BOB Dylan would probably love “I’m Not There,” which may be all a Dylanist needs to know before seeing it. Non-devotees are in for puzzlement, if not exasperation.

Writer-director Todd Haynes’s model for approaching “the music and many lives of Bob Dylan” has more than a touch of genius to it, and it’s bound to be imitated. You can almost hear Orlando Bloom telling his agent, “I, too, am many men in one! Why not have six different actors portray me in a cubist hallucination?”

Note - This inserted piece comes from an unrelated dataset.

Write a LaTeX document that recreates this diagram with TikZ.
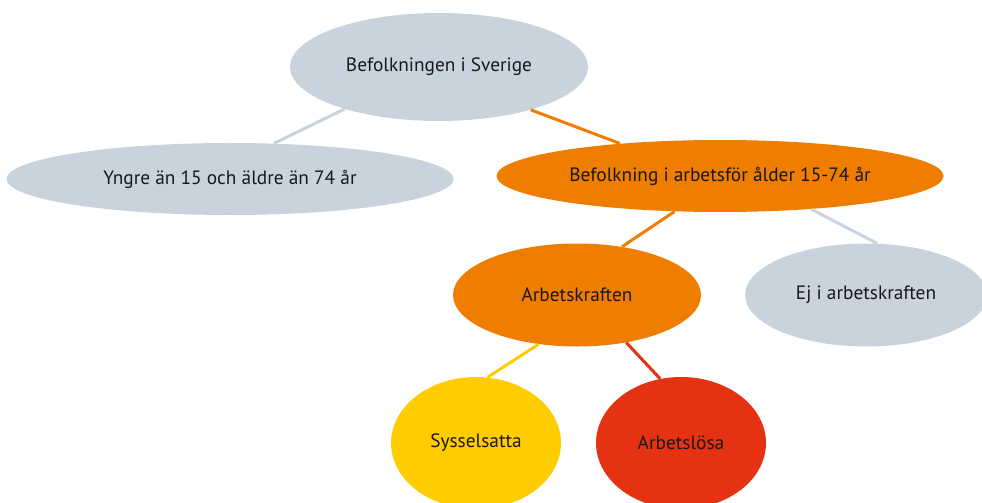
\documentclass[tikz,border=0pt]{standalone}
\usepackage{fontspec}
\setmainfont{PT Sans}
\usepackage{tikz}
\usetikzlibrary{shapes.geometric}
\definecolor{popgray}{HTML}{C8D3DE}
\definecolor{poporange}{HTML}{EF7D00}
\definecolor{popyellow}{HTML}{FFCC00}
\definecolor{popred}{HTML}{E53212}
\newcommand{\popfont}{\fontsize{11pt}{13pt}\selectfont}

\begin{document}
\begin{tikzpicture}[
  blob/.style={ellipse, inner sep=0pt, font=\popfont, text=black!90},
  link/.style={line width=1.7pt}]
\useasboundingbox (0, 0) rectangle (19.64, 10.04);
\node[blob, fill=popgray, minimum width=5.96cm, minimum height=2.16cm] (sverige) at (8.78, 8.70) {Befolkningen i Sverige};
\node[blob, fill=popgray, minimum width=8.94cm, minimum height=1.44cm] (yngre) at (4.60, 6.46) {Yngre än 15 och äldre än 74 år};
\node[blob, fill=poporange, minimum width=8.94cm, minimum height=1.44cm] (arbfor) at (14.40, 6.52) {Befolkning i arbetsför ålder 15-74 år};
\node[blob, fill=poporange, minimum width=4.96cm, minimum height=2.06cm] (kraft) at (11.54, 4.14) {Arbetskraften};
\node[blob, fill=popgray, minimum width=4.84cm, minimum height=2.06cm] (ejkraft) at (17.32, 4.14) {Ej i arbetskraften};
\node[blob, fill=popyellow, minimum width=3.40cm, minimum height=2.64cm] (syss) at (9.52, 1.18) {Sysselsatta};
\node[blob, fill=popred, minimum width=3.40cm, minimum height=2.64cm] (arbl) at (13.62, 1.18) {Arbetslösa};
\draw[link, popgray] (sverige.204) -- (yngre.39);
\draw[link, poporange] (sverige.-25) -- (arbfor.162);
\draw[link, poporange] (arbfor.218) -- (kraft.47);
\draw[link, popgray] (arbfor.-20) -- (ejkraft.78);
\draw[link, popyellow] (kraft.232) -- (syss.80);
\draw[link, popred] (kraft.-44) -- (arbl.108);
\end{tikzpicture}
\end{document}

The movie doesn’t exactly line up with Dylan’s life, but places his songs (many of them original recordings, some covers) in a Fellini-esque maze. Legends such as Dylan’s going electric at the Newport Jazz Festival and conversion to Christianity in the 1970s inspire treatment ranging from glancing allusions to full-blown parodies, while actors portraying surrounding figures (Joan Baez, Edie Sedgwick) pop in and out with their names changed but many essential truths remaining.

Non-Dylanists will detect pretension and flattery – any barroom pickup artist knows that the surest way to get a girl to like you is to say something like, “I can tell there are a lot of sides to you.” They’ll wonder why, for instance, young Dylan is portrayed by a black child (Marcus Carl Franklin) who rides boxcars, talks about the union (“Don’t he know it’s 1959?” says a fellow hobo) and tells everyone his name is Woody Guthrie.

That is an inspired way to approach the early Dylan – a middle-class Minnesotan who became obsessed with Guthrie’s twangy truth-telling and, hitting the clubs in New York singing about blind Willie McTell, constructed a Guthrie-like backstory for himself.

In other scattered episodes, Dylan is an arrogant young poet calling himself Arthur Rimbaud (Ben Whishaw) who deflects the investigation of unseen inquisitors (“I’m not fatalistic; bank tellers are fatalistic. I’m a farmer”), a folk sensation named Jack Rollins (Christian Bale); Robbie (Heath Ledger), an actor who portrays Rollins in a movie and has an unhappy marriage to a French painter (Charlotte Gainsbourg); an aging Billy the Kid (Richard Gere) who lives like a ghost in small-town Missouri in a reference to Dylan’s 1973 movie “Pat Garrett and Billy the Kid”; and a chain-smoker hiding behind Wayfarers while rejecting the role of voice of his generation.

This last Dylan, who dominates the film, is played by Cate Blanchett in an unfortunate bit of stunt casting. As in most of Blanchett’s movies, the sound of her knock-knock-knockin’ on Oscar’s door drowns out everything around her.

But there are many glories on offer here; for me, merely hearing “Positively 4th Street” and “Idiot Wind” on a theater-caliber sound system is an exhilarant. Some songs match the action (“I Want You” plays against a sweetly hopeful sex scene), others bounce off it at interestingly oblique angles. When the Ledger character’s wife discovers his infidelity and Nixon announces the end of “the longest running war in television history,” the song choice is “Visions of Johanna.” It’s hard to say why this scene works so brilliantly – but so it goes with Dylan’s strangely gorgeous lyrics.

In another scene, we watch an actor (Heath Ledger) playing an actor (Robbie) playing the singer Jack Rollins (Bale), who stands in for Dylan, complaining that he didn’t want to be the king of the rebels. We’re into fractal cinema here. It’s a deeply clever way for Haynes to suggest that Dylan is so self-conscious that Dylan is always acting, even when he’s refusing to play somebody else’s conception of him, even when he’s playing himself.

Gere’s section is the weakest, and the movie overstays its welcome by 20 minutes or so. How much Delphic defiance do we need to hear from Whishaw and Blanchett – “I’m a trapeze artist, sightin’ it and hearin’ it” – before the point is made? Meanwhile, Dylan’s discovery of Christianity is dismissed in five minutes, in shades of “Boogie Nights.”

Haynes’s Dylan has as many angles as a snowflake, and is as difficult to hold onto. There is hagiography here, but Haynes has produced a thing of art that sends you out of the theater exactly as Dylan (and Rimbaud) would have it: with a riot of perfumes.

I’M NOT THERE
The Freewheelin’ Bob Dylan.
Running time: 135 minutes. Rated R (profanity, sexuality, nudity). At the Film Forum and the Lincoln Plaza.